A sigh isn't just a sigh, at least according to researchers out of Norway, who found in a 2008 study that people tend to sigh when they're in a negative mood.
"Exhaling with emphasis is usually released when we are annoyed or bothered by something or someone. If you are noticing people around you are responding to you with a sigh, this is often an indicator that they find you annoying or rude," says licensed psychotherapist/psychoanalyst Babita Spinelli, owner of Opening the Doors Psychotherapy.
You hear about parties after the fact.
Just learning that everyone you know was at the "party of the year" last weekend? It might've just been an accident, especially if the host insists they "totally emailed you an invite." But if it happens more than once, you might be getting left off the guest list for a reason.
"If you're getting [fewer] invitations to socialize or people aren't getting back to you, these folks might be avoiding you," says Long. While she notes that there are other reasons this might be happening, "It's important to ask yourself if it's possible that people aren't enjoying your company."

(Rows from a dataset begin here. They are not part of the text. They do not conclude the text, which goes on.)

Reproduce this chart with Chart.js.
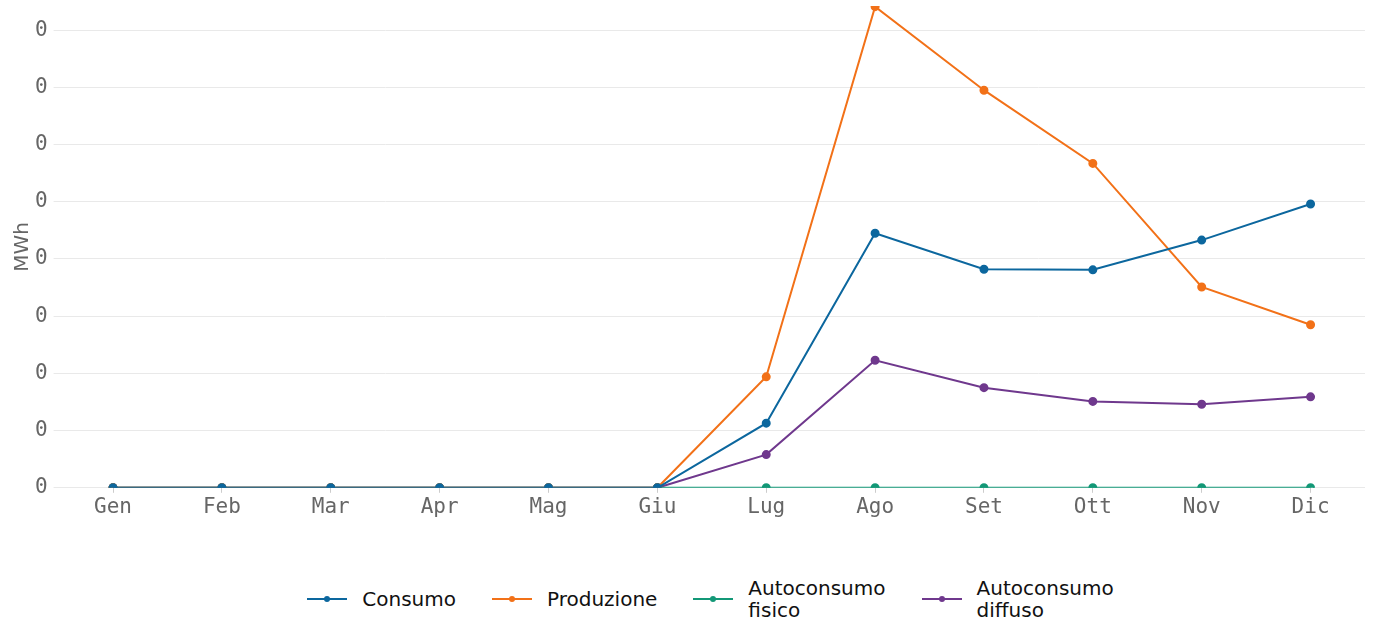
<!DOCTYPE html>
<html>
<head>
<meta charset="utf-8">
<script src="https://cdn.jsdelivr.net/npm/chart.js@4.4.0/dist/chart.umd.min.js"></script>
<style>
  html, body { margin: 0; padding: 0; background: #fff; }
  #wrap { position: relative; width: 1379px; height: 522px; }
  #legend { position: absolute; top: 577px; left: 21px; width: 1379px; display: flex; justify-content: center; font-family: "DejaVu Sans", sans-serif; font-size: 20px; color: #111; }
  .item { display: flex; align-items: center; margin: 0 18px; }
  .sym { position: relative; width: 40px; height: 2px; margin-right: 15px; }
  .sym span { position: absolute; left: 17px; top: -2px; width: 6px; height: 6px; border-radius: 50%; }
  .txt { line-height: 22px; }
</style>
</head>
<body>
<div id="wrap"><canvas id="c"></canvas></div>
<div id="legend"></div>
<script>
// --- Dati ---
const mesi = ['Gen', 'Feb', 'Mar', 'Apr', 'Mag', 'Giu', 'Lug', 'Ago', 'Set', 'Ott', 'Nov', 'Dic'];
const consumo = [0, 0, 0, 0, 0, 0, 11.3, 44.5, 38.2, 38.1, 43.3, 49.6];
const produzione = [0, 0, 0, 0, 0, 0, 19.4, 84.1, 69.5, 56.7, 35.1, 28.5];
const autoconsumoFisico = [0, 0, 0, 0, 0, 0, 0, 0, 0, 0, 0, 0];
const autoconsumoDiffuso = [0, 0, 0, 0, 0, 0, 5.8, 22.3, 17.5, 15.1, 14.6, 15.9];

const serie = [
    { label: ['Consumo'], data: consumo, color: '#0c679e' },
    { label: ['Produzione'], data: produzione, color: '#f27118' },
    { label: ['Autoconsumo', 'fisico'], data: autoconsumoFisico, color: '#139877' },
    { label: ['Autoconsumo', 'diffuso'], data: autoconsumoDiffuso, color: '#6f388d' }
];

const mono = '"DejaVu Sans Mono", monospace';

new Chart(document.getElementById('c'), {
    type: 'line',
    data: {
        labels: mesi,
        datasets: serie.map(s => ({
            label: s.label.join(' '),
            data: s.data,
            borderColor: s.color,
            backgroundColor: s.color,
            borderWidth: 2,
            pointRadius: 3.5,
            pointHoverRadius: 4,
            tension: 0
        }))
    },
    options: {
        responsive: true,
        maintainAspectRatio: false,
        animation: false,
        layout: { padding: { top: 0, right: 14, left: 0, bottom: 0 } },
        plugins: { legend: { display: false }, tooltip: { enabled: false } },
        scales: {
            x: {
                offset: true,
                grid: { drawOnChartArea: false, tickLength: 5, color: '#cccccc' },
                border: { display: false },
                ticks: { font: { family: mono, size: 21 }, color: '#666666', padding: 2 }
            },
            y: {
                min: 0,
                max: 84.2,
                afterFit: (scale) => { scale.width = 58.6; },
                grid: { color: '#e9e9e9', tickLength: 5 },
                border: { display: false },
                ticks: {
                    stepSize: 10,
                    includeBounds: false,
                    font: { family: mono, size: 21, lineHeight: 0.01 },
                    color: '#666666',
                    padding: 6,
                    callback: () => '0'
                },
                title: { display: true, text: 'MWh', font: { family: '"DejaVu Sans", sans-serif', size: 20 }, color: '#666666', padding: { top: 11, bottom: 0 } }
            }
        }
    }
});

// --- Legenda ---
const legend = document.getElementById('legend');
serie.forEach(s => {
    const item = document.createElement('div');
    item.className = 'item';
    item.innerHTML = `<div class="sym" style="background:${s.color}"><span style="background:${s.color}"></span></div><div class="txt">${s.label.join('<br>')}</div>`;
    legend.appendChild(item);
});
</script>
</body>
</html>
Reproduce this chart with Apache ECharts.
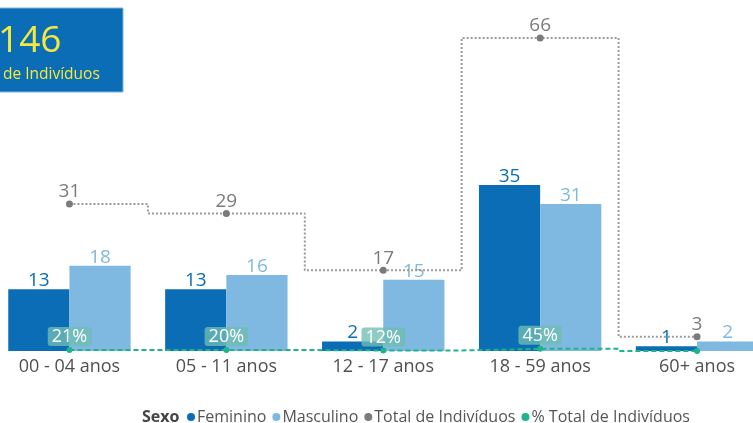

Friends have stopped calling, emailing, or texting you back.
An unreturned phone call is one thing. A missed email response or two, hey, it happens. But when you can't even get a text reply out of them anymore, it might be time to admit that you're no longer on their shortlist of close confidantes.
They're avoiding your personal space.
In general, it's a good thing if somebody isn't getting so close that you feel like your personal space is being invaded. But it can work the other way as well. If they're noticeably moving away from you if you try to get too close, or maintaining such a larger-than-usual distance from you that it starts to feel weird, this could be a subconscious signal. When you take one step forward and they take one step back, they're telling you, "Back off, buster!"
Nobody argues with you. Ever.
You only fight with the ones you love. That may not make much sense in theory, but there's more truth there than you realize. If somebody argues with you, it's because they legitimately care about your opinions and want to change your perspective. If people you consider your friends never push back and argue with you, even when you know that they know you're wrong, that likely means they've given up on you.
You're never in group photos on social media.
Yes, most of what's on social media is fake. As countless studies have shown, people tend to present a socially desirable reflection of themselves on sites like Facebook and Instagram. It may not be the reality, but it's the reality they want to present to the world. And if you're not included in any of it, well, that's a bad sign.
You go in for the hug, they go for the handshake.
The physical touch of another human being causes our levels of oxytocin to rise, which reduces fear and increases trust, generosity, and empathy. Refusing that contact, or insisting on the least-possible level of physical interaction, can only mean that someone is not ready or willing to feel that level of empathy and trust with you.
They avoid eye contact.
As Ralph Waldo Emerson once wrote, "The eyes of men converse as much as their tongues." So if someone is looking anywhere but at you, chances are they'd rather be anywhere but with you.
They cross their arms whenever you're talking.
It's a classic gesture of defensiveness, a way of creating a barrier between you and something (or someone) you don't particularly care for. It's the opposite of opening and welcoming. It's saying, "No. Stay away. Whatever you're saying right now, I don't want to hear it."
They answer a phone call while you're in the middle of a sentence.
It's possible they're just a self-centered jerk who doesn't realize what a social faux pas this is. Or, you might be being the insufferable jerk so they're answering a phone call while you're talking because they just can't with you anymore.
They don't ask you personal questions.
We all love talking about ourselves. That's just a given, right? And when people pry us to reveal more about ourselves, or ask follow-up questions, we tend to like them more—at least according to Harvard researchers. But when they avoid asking anything even remotely personal about you, that's a pretty big indication that you're not in the company of someone hoping for a long-term friendship with you.